◆ What to work on:
Print verbatim the opening line of the material and every subsequent line through the one containing "s.set_visible(False)".

◆ Dataset excerpt:
%%
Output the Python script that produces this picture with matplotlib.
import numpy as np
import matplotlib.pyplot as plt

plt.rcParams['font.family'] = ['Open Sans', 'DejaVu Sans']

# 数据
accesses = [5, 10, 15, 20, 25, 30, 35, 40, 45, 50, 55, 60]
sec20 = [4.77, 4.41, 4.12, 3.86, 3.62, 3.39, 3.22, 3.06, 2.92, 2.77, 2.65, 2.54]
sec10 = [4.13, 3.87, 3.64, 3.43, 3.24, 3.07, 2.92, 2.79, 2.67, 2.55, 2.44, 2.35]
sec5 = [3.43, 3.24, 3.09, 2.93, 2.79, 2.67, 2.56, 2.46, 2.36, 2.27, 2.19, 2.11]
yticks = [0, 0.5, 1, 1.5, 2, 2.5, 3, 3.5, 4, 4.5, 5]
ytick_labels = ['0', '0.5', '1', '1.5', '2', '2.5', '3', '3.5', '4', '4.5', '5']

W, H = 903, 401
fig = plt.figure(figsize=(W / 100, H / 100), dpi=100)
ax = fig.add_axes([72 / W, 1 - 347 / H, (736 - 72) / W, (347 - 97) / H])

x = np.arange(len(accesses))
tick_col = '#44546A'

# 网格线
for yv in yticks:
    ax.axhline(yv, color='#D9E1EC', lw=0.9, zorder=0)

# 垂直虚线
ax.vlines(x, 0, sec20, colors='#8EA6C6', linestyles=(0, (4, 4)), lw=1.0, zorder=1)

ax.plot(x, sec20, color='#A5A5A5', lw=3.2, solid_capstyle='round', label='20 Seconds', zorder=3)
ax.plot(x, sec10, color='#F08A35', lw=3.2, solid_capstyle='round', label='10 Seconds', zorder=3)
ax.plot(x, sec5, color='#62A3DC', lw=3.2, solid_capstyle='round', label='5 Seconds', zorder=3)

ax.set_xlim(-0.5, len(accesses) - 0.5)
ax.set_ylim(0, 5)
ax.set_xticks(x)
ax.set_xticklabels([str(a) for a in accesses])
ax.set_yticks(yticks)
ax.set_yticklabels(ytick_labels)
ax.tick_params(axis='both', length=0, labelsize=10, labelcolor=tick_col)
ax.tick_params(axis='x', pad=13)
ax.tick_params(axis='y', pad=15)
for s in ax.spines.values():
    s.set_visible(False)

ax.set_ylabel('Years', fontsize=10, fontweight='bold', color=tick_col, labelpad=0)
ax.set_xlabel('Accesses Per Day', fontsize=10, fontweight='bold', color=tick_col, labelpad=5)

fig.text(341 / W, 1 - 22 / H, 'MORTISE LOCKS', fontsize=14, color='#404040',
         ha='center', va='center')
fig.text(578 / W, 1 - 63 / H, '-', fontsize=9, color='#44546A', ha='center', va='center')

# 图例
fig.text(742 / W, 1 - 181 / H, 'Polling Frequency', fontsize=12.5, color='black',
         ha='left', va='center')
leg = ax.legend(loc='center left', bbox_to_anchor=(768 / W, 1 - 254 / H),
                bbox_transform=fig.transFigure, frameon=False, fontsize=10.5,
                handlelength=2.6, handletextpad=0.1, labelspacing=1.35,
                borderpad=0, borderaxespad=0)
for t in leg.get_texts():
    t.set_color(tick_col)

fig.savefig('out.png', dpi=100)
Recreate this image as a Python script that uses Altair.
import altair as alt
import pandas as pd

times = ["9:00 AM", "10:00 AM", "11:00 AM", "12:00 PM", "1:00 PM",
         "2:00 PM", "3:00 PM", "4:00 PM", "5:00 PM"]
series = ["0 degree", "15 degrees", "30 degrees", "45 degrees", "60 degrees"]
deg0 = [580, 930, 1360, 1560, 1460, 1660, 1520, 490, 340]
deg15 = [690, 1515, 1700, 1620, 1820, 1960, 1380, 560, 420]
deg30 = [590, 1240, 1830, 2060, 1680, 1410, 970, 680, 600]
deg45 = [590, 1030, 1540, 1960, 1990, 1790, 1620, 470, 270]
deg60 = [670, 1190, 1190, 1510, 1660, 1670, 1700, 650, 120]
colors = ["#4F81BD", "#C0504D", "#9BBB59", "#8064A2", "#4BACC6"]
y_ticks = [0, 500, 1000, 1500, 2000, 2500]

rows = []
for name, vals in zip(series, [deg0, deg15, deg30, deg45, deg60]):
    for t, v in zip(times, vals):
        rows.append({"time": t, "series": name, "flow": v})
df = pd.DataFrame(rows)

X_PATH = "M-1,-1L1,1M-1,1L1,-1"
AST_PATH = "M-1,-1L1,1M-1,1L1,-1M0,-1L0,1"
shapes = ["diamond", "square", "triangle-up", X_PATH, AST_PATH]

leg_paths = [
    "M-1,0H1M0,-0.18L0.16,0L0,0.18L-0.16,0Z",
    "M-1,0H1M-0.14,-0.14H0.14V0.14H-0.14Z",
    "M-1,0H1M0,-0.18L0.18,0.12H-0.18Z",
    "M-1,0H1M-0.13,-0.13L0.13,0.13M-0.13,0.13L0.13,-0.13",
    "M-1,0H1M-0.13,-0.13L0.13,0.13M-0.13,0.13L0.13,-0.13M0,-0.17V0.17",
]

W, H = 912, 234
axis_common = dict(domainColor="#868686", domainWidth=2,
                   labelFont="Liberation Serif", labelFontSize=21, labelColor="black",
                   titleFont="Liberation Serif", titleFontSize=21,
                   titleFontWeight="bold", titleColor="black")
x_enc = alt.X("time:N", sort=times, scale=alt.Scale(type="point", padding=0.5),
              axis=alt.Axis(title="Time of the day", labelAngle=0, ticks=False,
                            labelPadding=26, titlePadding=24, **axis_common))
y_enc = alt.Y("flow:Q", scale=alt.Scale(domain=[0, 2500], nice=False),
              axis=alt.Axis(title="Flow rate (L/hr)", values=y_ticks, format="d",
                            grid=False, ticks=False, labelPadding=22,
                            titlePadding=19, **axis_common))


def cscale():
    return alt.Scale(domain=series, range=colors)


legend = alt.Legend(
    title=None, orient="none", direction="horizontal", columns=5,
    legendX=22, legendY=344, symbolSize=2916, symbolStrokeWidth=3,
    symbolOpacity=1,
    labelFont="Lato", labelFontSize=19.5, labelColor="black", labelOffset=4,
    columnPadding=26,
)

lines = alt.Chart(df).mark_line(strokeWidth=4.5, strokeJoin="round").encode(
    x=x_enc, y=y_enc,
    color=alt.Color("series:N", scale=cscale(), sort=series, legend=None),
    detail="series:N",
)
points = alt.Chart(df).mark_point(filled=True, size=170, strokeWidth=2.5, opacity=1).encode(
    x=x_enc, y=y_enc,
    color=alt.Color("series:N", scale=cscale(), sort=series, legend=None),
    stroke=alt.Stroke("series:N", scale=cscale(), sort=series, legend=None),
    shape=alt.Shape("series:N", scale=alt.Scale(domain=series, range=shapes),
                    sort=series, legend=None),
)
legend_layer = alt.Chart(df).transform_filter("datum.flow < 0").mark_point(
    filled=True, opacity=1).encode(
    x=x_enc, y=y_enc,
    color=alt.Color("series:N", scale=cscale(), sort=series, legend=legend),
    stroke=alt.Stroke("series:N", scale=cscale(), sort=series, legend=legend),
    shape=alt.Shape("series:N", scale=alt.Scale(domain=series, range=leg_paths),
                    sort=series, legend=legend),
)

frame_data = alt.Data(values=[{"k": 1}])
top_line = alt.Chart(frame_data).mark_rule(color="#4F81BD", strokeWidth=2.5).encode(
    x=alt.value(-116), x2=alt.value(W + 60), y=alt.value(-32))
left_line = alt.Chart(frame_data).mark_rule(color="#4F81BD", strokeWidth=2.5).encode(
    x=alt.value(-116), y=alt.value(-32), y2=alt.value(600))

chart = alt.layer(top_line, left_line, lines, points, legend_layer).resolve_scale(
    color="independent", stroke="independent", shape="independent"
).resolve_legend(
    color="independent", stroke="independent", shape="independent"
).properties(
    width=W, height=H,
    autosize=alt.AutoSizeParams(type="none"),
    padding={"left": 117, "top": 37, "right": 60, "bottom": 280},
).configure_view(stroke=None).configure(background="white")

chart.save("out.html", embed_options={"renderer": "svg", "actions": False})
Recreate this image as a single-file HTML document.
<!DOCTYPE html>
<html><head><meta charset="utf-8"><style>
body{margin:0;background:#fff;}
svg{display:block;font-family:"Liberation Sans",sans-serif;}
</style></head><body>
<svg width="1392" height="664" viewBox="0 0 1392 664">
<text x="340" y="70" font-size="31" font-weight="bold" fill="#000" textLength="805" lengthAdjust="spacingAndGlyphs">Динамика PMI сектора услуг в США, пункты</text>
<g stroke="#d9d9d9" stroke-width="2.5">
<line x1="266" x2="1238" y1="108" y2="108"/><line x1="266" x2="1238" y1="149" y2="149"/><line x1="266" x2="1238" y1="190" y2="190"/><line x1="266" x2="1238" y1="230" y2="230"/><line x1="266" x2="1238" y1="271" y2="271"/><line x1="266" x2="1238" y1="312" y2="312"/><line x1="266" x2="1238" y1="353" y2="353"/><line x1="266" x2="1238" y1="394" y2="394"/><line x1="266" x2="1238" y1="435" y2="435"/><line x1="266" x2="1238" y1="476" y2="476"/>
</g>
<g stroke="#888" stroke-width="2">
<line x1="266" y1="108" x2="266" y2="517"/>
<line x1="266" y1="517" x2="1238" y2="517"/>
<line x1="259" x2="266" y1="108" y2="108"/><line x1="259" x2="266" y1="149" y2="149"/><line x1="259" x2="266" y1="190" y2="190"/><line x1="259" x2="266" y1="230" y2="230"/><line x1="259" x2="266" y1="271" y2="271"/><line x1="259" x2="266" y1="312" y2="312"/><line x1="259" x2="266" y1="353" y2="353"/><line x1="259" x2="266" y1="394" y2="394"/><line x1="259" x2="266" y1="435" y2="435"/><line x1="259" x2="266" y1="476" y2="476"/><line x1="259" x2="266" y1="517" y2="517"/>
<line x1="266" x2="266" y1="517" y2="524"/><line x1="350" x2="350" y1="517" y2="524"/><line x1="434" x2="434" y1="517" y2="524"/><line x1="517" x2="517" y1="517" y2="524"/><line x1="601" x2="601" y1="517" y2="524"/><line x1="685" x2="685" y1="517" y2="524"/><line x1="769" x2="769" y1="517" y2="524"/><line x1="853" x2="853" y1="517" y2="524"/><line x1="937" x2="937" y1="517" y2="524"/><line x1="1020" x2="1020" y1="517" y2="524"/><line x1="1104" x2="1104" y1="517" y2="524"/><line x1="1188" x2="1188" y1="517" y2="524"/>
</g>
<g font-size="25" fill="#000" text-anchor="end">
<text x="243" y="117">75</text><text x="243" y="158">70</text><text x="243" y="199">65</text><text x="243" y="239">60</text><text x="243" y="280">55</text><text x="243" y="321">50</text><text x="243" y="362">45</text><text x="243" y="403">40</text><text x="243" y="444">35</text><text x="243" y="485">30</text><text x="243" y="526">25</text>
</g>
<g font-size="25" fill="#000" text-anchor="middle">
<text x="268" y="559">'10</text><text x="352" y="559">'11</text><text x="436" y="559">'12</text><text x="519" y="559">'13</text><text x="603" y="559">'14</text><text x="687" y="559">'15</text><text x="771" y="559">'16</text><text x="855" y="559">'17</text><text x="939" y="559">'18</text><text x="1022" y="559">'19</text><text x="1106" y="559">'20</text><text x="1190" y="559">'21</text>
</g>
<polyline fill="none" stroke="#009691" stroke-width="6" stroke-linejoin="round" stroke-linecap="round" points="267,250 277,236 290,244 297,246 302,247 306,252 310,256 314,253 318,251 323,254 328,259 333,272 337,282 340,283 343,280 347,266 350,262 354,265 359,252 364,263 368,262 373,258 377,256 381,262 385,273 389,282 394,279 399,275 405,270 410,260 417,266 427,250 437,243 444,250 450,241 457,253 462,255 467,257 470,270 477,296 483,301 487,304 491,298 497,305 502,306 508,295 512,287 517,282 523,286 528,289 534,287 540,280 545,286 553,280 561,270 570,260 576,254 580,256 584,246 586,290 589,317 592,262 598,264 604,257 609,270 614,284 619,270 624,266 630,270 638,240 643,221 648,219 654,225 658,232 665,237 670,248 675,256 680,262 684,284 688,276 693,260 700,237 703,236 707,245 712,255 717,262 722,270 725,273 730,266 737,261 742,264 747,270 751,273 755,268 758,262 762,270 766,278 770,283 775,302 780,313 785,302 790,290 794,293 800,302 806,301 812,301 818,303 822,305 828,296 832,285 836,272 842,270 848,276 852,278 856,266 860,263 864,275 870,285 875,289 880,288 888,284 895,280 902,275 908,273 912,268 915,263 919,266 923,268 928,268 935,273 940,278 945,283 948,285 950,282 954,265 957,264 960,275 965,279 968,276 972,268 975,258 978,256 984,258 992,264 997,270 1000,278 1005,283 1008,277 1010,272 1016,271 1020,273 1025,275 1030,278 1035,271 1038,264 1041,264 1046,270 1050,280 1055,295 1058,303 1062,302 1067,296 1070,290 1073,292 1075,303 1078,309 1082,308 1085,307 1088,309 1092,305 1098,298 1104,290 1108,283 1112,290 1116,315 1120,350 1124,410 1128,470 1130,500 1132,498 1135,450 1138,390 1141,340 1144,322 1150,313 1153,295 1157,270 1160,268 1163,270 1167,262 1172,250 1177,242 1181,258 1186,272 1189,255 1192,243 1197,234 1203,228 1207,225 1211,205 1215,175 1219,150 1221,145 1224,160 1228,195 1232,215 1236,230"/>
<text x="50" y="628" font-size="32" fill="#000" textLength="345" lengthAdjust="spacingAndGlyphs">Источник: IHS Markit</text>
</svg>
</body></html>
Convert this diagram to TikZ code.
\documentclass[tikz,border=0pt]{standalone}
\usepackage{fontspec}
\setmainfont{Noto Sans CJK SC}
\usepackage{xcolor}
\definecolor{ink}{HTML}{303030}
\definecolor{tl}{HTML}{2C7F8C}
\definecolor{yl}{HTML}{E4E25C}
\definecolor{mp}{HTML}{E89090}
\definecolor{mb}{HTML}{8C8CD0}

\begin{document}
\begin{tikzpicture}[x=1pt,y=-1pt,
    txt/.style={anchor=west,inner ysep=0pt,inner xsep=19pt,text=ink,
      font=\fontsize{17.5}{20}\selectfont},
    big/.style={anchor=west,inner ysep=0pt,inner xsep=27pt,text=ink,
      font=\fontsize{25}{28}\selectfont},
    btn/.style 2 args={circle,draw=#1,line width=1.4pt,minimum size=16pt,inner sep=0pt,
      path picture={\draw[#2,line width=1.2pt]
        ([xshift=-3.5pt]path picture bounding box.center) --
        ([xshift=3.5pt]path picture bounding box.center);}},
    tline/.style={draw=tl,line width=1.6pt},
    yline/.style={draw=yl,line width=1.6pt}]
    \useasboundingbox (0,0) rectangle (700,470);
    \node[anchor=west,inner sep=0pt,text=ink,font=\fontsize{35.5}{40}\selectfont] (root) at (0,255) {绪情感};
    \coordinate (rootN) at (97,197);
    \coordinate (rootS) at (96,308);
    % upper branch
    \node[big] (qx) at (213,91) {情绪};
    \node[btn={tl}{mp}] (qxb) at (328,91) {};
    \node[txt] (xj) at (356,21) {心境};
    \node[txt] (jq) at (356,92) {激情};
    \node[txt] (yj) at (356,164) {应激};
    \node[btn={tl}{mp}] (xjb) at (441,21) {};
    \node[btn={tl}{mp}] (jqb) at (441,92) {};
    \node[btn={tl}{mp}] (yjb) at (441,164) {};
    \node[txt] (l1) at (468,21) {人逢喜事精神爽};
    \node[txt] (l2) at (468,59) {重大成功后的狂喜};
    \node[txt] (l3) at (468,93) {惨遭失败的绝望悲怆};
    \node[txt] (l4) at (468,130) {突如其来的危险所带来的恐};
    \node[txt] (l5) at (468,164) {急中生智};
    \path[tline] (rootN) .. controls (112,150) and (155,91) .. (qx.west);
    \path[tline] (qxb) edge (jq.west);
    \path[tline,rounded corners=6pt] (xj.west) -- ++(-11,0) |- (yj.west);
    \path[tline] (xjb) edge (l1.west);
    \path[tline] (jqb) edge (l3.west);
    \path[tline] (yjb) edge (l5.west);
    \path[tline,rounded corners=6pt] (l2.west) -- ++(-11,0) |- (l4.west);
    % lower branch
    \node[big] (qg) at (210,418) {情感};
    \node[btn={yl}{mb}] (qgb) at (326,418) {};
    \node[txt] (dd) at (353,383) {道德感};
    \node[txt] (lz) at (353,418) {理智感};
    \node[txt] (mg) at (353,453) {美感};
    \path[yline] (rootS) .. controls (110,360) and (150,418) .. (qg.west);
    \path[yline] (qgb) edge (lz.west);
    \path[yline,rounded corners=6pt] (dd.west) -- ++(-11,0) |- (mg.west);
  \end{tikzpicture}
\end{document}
%%
◆ Solution for this problem:
Output the Python script that produces this picture with matplotlib.
import numpy as np
import matplotlib.pyplot as plt

plt.rcParams['font.family'] = ['Open Sans', 'DejaVu Sans']

# 数据
accesses = [5, 10, 15, 20, 25, 30, 35, 40, 45, 50, 55, 60]
sec20 = [4.77, 4.41, 4.12, 3.86, 3.62, 3.39, 3.22, 3.06, 2.92, 2.77, 2.65, 2.54]
sec10 = [4.13, 3.87, 3.64, 3.43, 3.24, 3.07, 2.92, 2.79, 2.67, 2.55, 2.44, 2.35]
sec5 = [3.43, 3.24, 3.09, 2.93, 2.79, 2.67, 2.56, 2.46, 2.36, 2.27, 2.19, 2.11]
yticks = [0, 0.5, 1, 1.5, 2, 2.5, 3, 3.5, 4, 4.5, 5]
ytick_labels = ['0', '0.5', '1', '1.5', '2', '2.5', '3', '3.5', '4', '4.5', '5']

W, H = 903, 401
fig = plt.figure(figsize=(W / 100, H / 100), dpi=100)
ax = fig.add_axes([72 / W, 1 - 347 / H, (736 - 72) / W, (347 - 97) / H])

x = np.arange(len(accesses))
tick_col = '#44546A'

# 网格线
for yv in yticks:
    ax.axhline(yv, color='#D9E1EC', lw=0.9, zorder=0)

# 垂直虚线
ax.vlines(x, 0, sec20, colors='#8EA6C6', linestyles=(0, (4, 4)), lw=1.0, zorder=1)

ax.plot(x, sec20, color='#A5A5A5', lw=3.2, solid_capstyle='round', label='20 Seconds', zorder=3)
ax.plot(x, sec10, color='#F08A35', lw=3.2, solid_capstyle='round', label='10 Seconds', zorder=3)
ax.plot(x, sec5, color='#62A3DC', lw=3.2, solid_capstyle='round', label='5 Seconds', zorder=3)

ax.set_xlim(-0.5, len(accesses) - 0.5)
ax.set_ylim(0, 5)
ax.set_xticks(x)
ax.set_xticklabels([str(a) for a in accesses])
ax.set_yticks(yticks)
ax.set_yticklabels(ytick_labels)
ax.tick_params(axis='both', length=0, labelsize=10, labelcolor=tick_col)
ax.tick_params(axis='x', pad=13)
ax.tick_params(axis='y', pad=15)
for s in ax.spines.values():
    s.set_visible(False)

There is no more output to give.